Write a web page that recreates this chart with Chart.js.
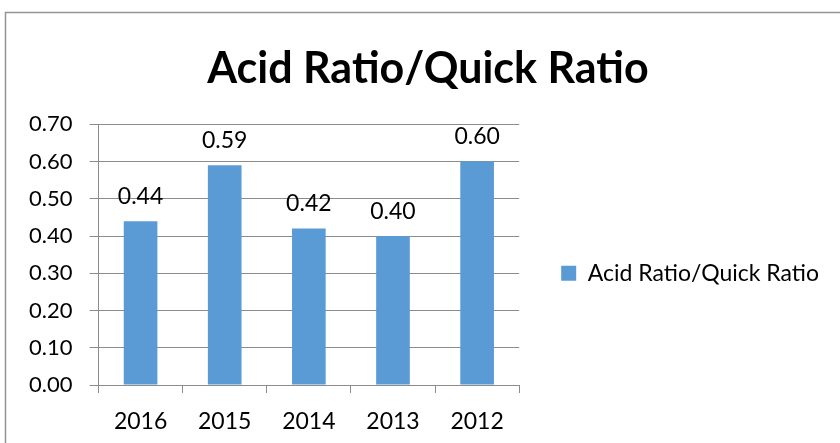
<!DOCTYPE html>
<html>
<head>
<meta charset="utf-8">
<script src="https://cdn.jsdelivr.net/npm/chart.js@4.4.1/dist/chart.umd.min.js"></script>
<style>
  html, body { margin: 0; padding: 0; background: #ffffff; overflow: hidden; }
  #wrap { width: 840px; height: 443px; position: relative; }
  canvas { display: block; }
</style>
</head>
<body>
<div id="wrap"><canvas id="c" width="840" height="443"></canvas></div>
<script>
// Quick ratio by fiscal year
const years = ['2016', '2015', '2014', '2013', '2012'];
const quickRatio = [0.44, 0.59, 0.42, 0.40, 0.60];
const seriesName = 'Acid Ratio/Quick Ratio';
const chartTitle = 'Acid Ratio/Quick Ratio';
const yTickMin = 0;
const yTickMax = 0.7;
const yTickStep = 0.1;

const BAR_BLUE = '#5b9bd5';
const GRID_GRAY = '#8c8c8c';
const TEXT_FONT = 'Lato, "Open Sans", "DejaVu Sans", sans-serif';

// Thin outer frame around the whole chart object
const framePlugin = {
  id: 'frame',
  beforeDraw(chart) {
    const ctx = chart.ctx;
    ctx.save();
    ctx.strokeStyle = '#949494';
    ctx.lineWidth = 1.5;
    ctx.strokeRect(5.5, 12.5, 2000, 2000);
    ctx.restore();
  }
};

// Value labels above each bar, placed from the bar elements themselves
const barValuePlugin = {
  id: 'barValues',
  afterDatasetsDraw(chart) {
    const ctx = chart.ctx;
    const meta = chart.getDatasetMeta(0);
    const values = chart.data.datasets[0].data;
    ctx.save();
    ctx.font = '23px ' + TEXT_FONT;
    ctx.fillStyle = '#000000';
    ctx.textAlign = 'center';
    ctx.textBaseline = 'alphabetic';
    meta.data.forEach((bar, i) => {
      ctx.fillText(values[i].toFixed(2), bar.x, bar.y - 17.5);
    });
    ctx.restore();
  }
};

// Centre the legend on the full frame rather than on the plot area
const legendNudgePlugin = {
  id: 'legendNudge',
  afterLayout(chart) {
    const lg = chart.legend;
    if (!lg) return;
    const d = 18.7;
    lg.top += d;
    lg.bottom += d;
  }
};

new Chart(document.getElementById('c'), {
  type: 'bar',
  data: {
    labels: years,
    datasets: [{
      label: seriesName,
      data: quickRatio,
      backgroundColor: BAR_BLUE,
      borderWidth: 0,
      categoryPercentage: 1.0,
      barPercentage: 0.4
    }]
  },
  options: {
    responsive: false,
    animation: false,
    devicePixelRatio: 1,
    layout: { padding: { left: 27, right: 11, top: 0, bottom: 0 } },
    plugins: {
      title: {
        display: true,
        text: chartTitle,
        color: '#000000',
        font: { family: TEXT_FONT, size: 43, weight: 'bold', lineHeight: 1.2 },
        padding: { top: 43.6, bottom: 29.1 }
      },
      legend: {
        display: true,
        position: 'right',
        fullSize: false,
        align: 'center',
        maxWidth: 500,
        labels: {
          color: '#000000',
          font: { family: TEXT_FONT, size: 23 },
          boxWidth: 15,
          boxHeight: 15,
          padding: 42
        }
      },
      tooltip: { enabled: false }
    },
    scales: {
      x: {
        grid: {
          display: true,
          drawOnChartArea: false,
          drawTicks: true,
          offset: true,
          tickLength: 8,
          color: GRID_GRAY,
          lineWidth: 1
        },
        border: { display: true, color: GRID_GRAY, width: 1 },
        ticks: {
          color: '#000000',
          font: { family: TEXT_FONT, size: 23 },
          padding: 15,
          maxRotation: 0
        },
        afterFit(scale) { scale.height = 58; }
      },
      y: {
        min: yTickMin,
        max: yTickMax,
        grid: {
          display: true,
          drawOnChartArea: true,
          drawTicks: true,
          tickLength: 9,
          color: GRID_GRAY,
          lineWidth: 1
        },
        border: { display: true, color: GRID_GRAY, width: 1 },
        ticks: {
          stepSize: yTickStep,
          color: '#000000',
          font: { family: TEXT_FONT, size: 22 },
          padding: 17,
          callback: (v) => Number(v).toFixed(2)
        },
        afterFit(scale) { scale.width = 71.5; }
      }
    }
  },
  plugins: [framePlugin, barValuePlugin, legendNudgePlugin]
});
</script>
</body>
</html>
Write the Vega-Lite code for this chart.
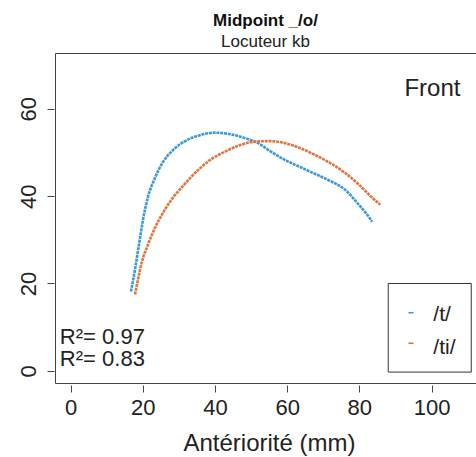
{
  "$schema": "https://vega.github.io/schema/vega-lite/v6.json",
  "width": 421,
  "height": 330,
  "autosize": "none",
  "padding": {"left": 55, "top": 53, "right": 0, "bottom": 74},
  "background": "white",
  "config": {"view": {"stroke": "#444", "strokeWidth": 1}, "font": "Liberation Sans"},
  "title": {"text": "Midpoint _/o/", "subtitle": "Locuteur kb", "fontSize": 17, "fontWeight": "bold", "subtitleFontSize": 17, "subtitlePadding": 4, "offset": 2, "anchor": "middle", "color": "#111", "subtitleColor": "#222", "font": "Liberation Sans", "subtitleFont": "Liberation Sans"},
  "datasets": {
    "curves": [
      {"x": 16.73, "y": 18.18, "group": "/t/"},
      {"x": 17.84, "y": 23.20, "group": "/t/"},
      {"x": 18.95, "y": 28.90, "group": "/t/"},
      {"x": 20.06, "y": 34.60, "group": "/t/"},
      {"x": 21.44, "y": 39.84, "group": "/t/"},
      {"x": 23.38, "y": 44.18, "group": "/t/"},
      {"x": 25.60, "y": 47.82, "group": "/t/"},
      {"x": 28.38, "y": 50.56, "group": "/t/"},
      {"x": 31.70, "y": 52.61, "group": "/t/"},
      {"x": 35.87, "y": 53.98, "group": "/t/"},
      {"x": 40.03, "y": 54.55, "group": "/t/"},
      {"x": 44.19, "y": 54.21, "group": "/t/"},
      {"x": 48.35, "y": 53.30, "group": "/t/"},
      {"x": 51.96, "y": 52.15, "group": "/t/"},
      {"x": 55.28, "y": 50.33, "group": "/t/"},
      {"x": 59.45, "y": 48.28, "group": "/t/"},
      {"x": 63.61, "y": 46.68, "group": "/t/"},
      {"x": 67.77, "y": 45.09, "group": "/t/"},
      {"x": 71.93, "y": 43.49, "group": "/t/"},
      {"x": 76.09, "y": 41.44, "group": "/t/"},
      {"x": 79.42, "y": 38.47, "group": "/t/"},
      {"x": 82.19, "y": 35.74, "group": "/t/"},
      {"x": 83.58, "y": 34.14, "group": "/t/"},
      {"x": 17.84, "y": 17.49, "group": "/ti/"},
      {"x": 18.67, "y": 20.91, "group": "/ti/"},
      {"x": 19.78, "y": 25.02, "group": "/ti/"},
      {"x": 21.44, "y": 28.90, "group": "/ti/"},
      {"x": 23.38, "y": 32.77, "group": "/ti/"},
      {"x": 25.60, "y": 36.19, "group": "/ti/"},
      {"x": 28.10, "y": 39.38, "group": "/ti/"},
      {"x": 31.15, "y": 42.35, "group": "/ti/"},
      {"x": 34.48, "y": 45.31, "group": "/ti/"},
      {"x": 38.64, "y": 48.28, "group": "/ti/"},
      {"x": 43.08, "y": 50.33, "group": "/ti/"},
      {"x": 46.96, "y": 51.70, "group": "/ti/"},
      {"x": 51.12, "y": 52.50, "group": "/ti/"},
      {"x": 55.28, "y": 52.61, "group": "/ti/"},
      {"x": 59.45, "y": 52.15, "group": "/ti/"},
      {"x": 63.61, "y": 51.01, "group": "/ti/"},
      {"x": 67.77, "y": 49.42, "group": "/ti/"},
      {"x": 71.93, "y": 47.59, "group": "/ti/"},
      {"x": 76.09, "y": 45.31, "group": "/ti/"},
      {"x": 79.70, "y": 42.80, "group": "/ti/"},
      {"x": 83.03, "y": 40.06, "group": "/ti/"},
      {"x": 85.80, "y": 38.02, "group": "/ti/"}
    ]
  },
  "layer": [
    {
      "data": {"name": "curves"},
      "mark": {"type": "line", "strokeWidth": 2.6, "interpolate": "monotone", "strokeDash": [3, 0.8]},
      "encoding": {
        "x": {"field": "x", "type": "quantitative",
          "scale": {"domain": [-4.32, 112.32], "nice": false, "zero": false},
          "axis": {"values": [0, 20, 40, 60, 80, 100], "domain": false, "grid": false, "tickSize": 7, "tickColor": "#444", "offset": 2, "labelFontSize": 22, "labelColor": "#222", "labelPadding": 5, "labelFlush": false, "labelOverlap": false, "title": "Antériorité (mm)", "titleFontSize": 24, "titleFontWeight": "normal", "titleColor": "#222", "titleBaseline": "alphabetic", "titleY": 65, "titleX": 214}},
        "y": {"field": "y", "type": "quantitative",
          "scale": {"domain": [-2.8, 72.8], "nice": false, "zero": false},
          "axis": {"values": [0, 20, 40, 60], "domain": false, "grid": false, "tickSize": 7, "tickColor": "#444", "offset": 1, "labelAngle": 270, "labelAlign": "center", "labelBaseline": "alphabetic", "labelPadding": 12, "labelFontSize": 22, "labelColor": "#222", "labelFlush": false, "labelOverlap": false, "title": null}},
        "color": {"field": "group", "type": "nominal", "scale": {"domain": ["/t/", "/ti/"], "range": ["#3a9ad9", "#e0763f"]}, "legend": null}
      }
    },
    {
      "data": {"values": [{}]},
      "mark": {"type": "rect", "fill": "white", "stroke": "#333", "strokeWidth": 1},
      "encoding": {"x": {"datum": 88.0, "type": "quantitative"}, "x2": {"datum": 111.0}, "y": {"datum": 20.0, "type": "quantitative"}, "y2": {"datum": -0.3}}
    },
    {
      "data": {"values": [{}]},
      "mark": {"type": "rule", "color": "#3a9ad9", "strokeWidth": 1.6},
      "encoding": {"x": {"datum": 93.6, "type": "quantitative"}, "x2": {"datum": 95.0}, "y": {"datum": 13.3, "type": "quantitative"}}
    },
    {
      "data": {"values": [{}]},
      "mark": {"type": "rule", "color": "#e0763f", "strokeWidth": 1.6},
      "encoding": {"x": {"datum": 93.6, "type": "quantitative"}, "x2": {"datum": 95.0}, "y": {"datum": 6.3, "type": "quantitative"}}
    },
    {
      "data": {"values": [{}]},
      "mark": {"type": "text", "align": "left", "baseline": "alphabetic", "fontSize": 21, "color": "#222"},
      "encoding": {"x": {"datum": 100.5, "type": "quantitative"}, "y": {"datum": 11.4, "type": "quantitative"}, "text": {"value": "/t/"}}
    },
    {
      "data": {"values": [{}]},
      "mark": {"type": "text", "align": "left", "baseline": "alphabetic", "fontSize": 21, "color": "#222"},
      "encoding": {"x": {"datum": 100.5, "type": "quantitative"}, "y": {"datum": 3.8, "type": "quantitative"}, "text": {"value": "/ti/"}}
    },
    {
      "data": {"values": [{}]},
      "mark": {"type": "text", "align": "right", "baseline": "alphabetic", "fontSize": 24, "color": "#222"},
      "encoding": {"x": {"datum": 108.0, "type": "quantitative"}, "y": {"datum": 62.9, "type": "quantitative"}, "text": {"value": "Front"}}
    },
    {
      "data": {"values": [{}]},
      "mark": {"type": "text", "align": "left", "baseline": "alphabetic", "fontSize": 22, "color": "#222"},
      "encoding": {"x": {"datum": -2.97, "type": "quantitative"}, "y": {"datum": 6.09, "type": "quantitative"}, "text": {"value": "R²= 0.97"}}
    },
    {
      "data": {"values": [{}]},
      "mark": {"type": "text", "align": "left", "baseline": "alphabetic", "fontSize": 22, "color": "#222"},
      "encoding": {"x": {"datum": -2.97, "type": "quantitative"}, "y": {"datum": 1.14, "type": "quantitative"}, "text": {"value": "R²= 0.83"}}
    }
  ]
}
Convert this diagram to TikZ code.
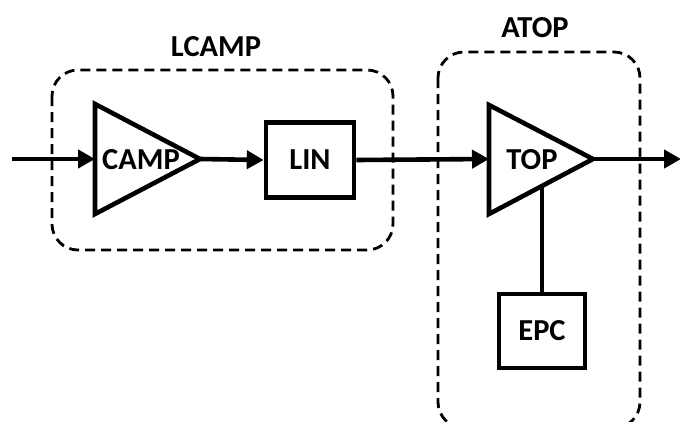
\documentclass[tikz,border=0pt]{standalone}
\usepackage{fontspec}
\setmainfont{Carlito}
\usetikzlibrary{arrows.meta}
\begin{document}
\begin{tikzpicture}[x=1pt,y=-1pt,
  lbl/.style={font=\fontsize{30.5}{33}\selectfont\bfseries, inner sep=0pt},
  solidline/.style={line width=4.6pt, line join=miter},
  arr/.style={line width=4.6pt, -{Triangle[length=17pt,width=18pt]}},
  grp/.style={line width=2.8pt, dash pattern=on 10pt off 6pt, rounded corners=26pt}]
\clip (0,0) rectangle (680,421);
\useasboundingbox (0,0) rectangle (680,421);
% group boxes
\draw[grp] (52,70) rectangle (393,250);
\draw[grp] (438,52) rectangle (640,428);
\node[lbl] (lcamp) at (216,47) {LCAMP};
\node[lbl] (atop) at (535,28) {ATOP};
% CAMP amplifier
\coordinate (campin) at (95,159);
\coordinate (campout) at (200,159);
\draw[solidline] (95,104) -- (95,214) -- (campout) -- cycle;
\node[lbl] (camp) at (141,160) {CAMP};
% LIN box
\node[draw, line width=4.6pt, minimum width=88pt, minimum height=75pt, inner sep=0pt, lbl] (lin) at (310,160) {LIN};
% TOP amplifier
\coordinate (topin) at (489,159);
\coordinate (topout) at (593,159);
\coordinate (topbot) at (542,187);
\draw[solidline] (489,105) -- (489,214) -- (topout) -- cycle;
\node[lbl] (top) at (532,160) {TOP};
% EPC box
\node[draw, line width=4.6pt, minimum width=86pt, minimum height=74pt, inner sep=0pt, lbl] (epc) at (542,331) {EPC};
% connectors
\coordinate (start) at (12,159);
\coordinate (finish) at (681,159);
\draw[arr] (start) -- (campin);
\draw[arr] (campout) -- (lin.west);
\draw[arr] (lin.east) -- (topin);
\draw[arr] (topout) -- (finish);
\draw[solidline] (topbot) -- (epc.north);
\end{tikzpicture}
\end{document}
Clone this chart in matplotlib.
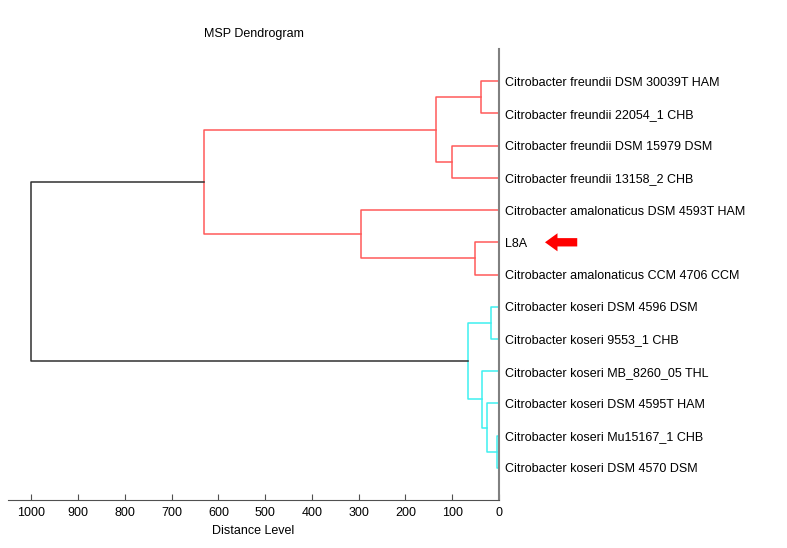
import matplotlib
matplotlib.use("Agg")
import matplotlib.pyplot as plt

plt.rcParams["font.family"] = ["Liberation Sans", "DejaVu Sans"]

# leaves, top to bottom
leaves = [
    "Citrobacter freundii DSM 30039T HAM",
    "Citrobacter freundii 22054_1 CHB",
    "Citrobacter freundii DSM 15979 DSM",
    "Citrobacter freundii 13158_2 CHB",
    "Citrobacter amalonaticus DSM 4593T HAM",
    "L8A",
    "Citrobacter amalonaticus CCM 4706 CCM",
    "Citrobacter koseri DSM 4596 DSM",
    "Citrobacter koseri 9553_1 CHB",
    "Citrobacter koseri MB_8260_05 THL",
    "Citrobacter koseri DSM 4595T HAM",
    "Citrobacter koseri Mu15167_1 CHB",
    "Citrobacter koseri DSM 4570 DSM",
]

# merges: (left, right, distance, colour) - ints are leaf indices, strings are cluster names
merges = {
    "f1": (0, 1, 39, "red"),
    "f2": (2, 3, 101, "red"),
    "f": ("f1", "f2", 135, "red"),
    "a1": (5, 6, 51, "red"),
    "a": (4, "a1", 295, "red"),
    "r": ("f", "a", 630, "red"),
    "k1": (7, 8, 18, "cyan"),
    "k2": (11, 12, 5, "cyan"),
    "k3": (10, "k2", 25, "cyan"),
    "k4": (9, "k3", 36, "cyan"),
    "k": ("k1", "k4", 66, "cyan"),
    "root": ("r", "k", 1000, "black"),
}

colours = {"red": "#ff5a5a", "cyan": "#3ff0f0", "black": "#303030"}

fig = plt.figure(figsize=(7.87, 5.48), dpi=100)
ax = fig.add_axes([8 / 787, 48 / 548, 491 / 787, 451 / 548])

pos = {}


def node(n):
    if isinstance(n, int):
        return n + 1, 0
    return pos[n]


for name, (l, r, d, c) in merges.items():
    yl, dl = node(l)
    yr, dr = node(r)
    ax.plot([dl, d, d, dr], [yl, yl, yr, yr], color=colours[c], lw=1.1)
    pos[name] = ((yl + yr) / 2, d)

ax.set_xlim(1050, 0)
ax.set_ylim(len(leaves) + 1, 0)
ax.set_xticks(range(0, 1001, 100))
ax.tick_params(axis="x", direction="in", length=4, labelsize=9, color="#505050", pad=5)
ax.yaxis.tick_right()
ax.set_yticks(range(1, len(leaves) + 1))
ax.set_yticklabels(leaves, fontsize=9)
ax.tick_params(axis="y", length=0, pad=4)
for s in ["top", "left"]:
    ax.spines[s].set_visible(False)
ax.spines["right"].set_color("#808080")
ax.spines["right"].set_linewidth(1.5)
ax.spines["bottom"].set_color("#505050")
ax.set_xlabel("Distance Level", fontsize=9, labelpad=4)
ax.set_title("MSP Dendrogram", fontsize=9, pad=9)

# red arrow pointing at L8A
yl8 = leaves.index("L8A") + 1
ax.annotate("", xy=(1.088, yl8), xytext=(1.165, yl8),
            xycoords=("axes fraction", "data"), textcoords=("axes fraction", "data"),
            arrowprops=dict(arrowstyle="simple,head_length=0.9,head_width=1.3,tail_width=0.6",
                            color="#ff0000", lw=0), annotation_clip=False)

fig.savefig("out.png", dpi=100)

### WORK TO COMPLETE
State how many lines of the entries above include the word "code", offering no text other than the number.

### WORKED ANSWER
2